Given instruction:
Your task is to repeat only the lines from the one with "Generate a LaTeX" through the one with "(dA) at (349,68)", exactly as they stand, both ends included.

Data supplied:
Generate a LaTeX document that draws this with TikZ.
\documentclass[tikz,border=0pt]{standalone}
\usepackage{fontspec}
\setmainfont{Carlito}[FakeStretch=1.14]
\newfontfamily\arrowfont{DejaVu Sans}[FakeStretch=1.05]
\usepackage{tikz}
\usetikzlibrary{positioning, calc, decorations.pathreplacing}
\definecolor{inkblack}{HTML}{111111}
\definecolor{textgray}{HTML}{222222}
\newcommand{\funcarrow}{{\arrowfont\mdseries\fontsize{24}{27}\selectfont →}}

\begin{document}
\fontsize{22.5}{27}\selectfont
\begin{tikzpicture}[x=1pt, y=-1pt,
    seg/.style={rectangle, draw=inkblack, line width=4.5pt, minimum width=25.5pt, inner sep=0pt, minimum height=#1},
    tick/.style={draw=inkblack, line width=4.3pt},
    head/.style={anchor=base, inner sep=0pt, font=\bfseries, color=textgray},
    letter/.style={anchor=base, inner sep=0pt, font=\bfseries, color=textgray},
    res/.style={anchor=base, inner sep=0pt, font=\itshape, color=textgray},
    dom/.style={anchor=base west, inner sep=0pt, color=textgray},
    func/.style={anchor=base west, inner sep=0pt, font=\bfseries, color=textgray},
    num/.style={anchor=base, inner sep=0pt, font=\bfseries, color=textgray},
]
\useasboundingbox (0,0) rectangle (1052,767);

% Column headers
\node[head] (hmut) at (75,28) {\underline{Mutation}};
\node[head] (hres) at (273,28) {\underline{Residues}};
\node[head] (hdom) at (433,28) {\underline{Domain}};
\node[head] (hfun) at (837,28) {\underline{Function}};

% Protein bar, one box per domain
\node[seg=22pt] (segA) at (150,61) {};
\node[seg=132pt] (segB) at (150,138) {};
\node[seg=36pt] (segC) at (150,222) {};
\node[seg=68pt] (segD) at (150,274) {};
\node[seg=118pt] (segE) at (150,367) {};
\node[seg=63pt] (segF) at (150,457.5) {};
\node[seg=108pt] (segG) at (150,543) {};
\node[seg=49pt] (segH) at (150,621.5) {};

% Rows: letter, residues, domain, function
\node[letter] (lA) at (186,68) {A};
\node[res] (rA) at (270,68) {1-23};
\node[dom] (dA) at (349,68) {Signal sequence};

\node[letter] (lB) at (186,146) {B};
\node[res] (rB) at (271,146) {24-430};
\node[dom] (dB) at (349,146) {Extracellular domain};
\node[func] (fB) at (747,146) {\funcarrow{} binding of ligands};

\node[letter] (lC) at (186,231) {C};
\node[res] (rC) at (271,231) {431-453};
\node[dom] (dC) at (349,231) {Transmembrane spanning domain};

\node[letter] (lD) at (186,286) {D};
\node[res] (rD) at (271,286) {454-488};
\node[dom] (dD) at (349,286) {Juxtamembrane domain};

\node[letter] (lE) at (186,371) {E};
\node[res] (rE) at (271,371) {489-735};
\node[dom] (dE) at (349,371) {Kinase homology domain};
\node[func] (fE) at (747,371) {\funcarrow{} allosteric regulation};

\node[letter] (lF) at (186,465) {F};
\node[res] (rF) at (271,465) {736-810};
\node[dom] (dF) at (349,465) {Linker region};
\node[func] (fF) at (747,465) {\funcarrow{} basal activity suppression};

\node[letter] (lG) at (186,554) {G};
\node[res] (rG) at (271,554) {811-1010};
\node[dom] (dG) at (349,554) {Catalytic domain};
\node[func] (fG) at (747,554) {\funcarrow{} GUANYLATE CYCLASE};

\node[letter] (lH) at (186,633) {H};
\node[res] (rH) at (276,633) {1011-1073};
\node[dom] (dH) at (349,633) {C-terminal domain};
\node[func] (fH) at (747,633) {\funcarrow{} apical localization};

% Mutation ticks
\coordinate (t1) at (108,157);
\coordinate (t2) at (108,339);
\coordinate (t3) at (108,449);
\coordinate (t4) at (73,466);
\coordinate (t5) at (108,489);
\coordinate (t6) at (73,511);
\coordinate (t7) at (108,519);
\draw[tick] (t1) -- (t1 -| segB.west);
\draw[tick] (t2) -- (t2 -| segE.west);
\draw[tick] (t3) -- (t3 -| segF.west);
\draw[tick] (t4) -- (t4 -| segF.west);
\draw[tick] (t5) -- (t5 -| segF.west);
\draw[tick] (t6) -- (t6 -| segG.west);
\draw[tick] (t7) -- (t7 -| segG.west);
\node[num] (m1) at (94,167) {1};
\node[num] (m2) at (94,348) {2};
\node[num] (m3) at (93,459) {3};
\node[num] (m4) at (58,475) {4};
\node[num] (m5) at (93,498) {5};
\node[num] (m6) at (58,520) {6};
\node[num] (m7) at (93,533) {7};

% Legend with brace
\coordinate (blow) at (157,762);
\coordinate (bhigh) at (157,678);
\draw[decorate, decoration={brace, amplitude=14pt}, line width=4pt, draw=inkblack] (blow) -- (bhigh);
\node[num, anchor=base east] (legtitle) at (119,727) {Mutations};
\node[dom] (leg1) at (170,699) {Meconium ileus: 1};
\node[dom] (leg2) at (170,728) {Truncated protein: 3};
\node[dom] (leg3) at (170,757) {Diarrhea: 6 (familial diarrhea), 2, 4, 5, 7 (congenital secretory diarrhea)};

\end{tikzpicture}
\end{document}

---

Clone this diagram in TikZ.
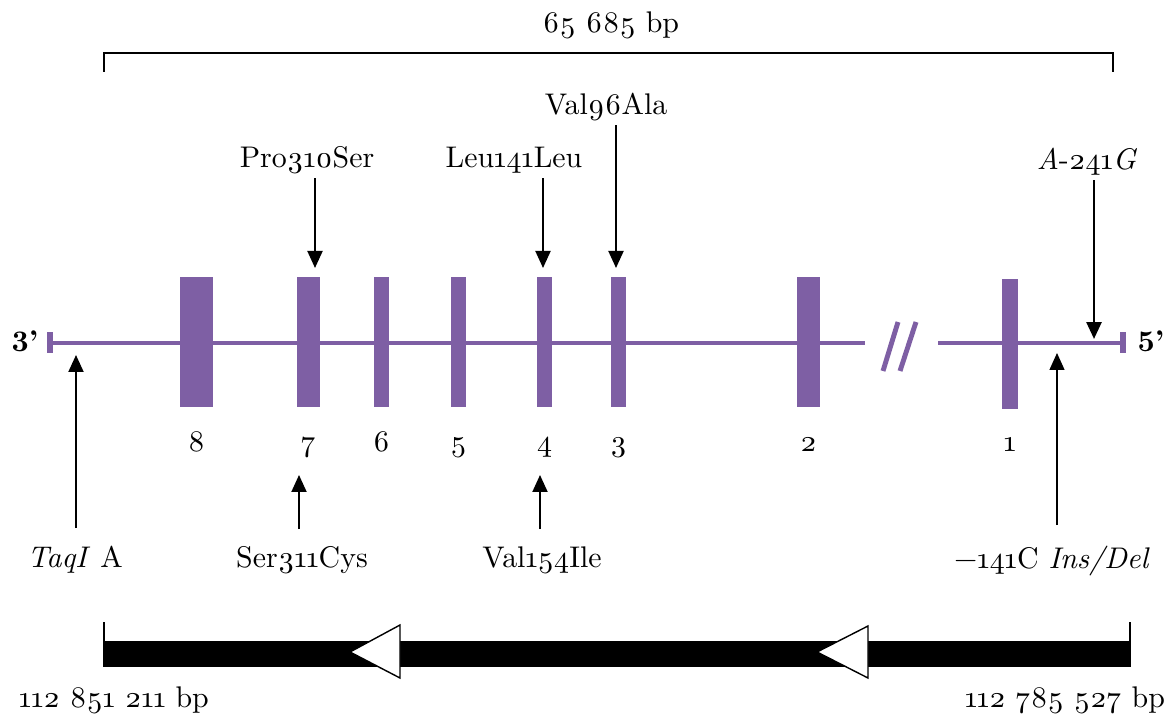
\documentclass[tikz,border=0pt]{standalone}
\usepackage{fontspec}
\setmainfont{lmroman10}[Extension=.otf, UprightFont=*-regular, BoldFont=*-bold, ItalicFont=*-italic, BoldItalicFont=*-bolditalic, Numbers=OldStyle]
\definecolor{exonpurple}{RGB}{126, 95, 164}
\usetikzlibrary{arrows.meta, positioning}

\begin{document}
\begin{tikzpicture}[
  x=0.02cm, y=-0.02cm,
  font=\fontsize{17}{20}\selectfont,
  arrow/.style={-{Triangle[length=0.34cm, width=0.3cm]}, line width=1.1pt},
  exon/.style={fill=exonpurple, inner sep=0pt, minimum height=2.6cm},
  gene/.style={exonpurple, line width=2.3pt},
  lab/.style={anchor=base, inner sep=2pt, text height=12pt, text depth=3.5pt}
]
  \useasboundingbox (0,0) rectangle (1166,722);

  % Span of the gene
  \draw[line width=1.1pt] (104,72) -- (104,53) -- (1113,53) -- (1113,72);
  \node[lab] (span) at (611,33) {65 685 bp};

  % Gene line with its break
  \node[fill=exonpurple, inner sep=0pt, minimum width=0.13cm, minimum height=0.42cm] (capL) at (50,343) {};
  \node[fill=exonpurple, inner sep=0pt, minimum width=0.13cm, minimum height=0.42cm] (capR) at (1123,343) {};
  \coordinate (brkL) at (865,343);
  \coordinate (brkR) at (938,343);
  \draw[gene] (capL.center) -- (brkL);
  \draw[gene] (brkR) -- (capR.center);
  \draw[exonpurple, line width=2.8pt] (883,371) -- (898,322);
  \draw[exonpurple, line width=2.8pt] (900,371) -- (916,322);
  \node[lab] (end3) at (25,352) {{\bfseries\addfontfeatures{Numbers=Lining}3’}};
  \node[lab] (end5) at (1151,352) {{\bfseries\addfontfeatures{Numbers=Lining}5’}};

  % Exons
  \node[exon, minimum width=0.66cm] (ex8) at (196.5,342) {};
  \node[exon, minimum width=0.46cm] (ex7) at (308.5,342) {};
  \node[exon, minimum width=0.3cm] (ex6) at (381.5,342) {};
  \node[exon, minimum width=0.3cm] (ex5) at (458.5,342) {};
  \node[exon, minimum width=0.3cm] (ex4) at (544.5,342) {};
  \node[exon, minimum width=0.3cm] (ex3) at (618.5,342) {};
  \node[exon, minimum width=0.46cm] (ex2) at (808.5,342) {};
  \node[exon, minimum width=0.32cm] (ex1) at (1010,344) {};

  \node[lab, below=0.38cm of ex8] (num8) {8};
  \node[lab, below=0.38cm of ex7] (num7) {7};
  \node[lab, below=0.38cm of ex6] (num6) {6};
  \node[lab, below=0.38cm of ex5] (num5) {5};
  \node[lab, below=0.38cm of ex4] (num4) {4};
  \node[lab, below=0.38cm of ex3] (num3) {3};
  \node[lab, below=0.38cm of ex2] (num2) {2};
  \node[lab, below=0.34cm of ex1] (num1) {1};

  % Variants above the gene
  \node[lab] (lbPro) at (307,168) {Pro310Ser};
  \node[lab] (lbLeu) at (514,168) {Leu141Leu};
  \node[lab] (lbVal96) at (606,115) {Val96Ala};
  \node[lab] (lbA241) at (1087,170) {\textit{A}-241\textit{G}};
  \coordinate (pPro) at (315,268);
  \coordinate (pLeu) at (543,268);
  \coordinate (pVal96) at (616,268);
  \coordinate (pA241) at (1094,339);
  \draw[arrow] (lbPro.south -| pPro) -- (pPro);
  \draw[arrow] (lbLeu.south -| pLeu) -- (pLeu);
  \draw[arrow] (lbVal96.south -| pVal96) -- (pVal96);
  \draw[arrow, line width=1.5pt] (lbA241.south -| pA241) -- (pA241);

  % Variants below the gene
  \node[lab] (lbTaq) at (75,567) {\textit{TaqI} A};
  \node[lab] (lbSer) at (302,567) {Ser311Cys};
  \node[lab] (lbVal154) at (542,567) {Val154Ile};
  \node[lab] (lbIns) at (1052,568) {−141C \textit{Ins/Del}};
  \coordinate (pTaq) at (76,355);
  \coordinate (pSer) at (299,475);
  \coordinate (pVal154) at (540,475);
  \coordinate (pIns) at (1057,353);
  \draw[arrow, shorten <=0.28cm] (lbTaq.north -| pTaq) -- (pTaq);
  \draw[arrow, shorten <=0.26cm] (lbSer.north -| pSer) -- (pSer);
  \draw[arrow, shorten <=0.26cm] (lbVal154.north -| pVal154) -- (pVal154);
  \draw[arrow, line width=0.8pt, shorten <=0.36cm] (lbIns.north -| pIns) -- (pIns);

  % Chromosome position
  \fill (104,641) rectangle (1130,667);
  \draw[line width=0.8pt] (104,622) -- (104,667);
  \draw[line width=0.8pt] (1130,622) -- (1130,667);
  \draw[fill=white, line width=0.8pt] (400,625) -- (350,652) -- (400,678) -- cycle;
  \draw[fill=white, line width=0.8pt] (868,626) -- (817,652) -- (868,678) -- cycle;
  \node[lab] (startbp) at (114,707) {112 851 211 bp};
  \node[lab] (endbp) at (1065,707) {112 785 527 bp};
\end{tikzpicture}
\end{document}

Solved problem:
Generate a LaTeX document that draws this with TikZ.
\documentclass[tikz,border=0pt]{standalone}
\usepackage{fontspec}
\setmainfont{Carlito}[FakeStretch=1.14]
\newfontfamily\arrowfont{DejaVu Sans}[FakeStretch=1.05]
\usepackage{tikz}
\usetikzlibrary{positioning, calc, decorations.pathreplacing}
\definecolor{inkblack}{HTML}{111111}
\definecolor{textgray}{HTML}{222222}
\newcommand{\funcarrow}{{\arrowfont\mdseries\fontsize{24}{27}\selectfont →}}

\begin{document}
\fontsize{22.5}{27}\selectfont
\begin{tikzpicture}[x=1pt, y=-1pt,
    seg/.style={rectangle, draw=inkblack, line width=4.5pt, minimum width=25.5pt, inner sep=0pt, minimum height=#1},
    tick/.style={draw=inkblack, line width=4.3pt},
    head/.style={anchor=base, inner sep=0pt, font=\bfseries, color=textgray},
    letter/.style={anchor=base, inner sep=0pt, font=\bfseries, color=textgray},
    res/.style={anchor=base, inner sep=0pt, font=\itshape, color=textgray},
    dom/.style={anchor=base west, inner sep=0pt, color=textgray},
    func/.style={anchor=base west, inner sep=0pt, font=\bfseries, color=textgray},
    num/.style={anchor=base, inner sep=0pt, font=\bfseries, color=textgray},
]
\useasboundingbox (0,0) rectangle (1052,767);

% Column headers
\node[head] (hmut) at (75,28) {\underline{Mutation}};
\node[head] (hres) at (273,28) {\underline{Residues}};
\node[head] (hdom) at (433,28) {\underline{Domain}};
\node[head] (hfun) at (837,28) {\underline{Function}};

% Protein bar, one box per domain
\node[seg=22pt] (segA) at (150,61) {};
\node[seg=132pt] (segB) at (150,138) {};
\node[seg=36pt] (segC) at (150,222) {};
\node[seg=68pt] (segD) at (150,274) {};
\node[seg=118pt] (segE) at (150,367) {};
\node[seg=63pt] (segF) at (150,457.5) {};
\node[seg=108pt] (segG) at (150,543) {};
\node[seg=49pt] (segH) at (150,621.5) {};

% Rows: letter, residues, domain, function
\node[letter] (lA) at (186,68) {A};
\node[res] (rA) at (270,68) {1-23};
\node[dom] (dA) at (349,68) {Signal sequence};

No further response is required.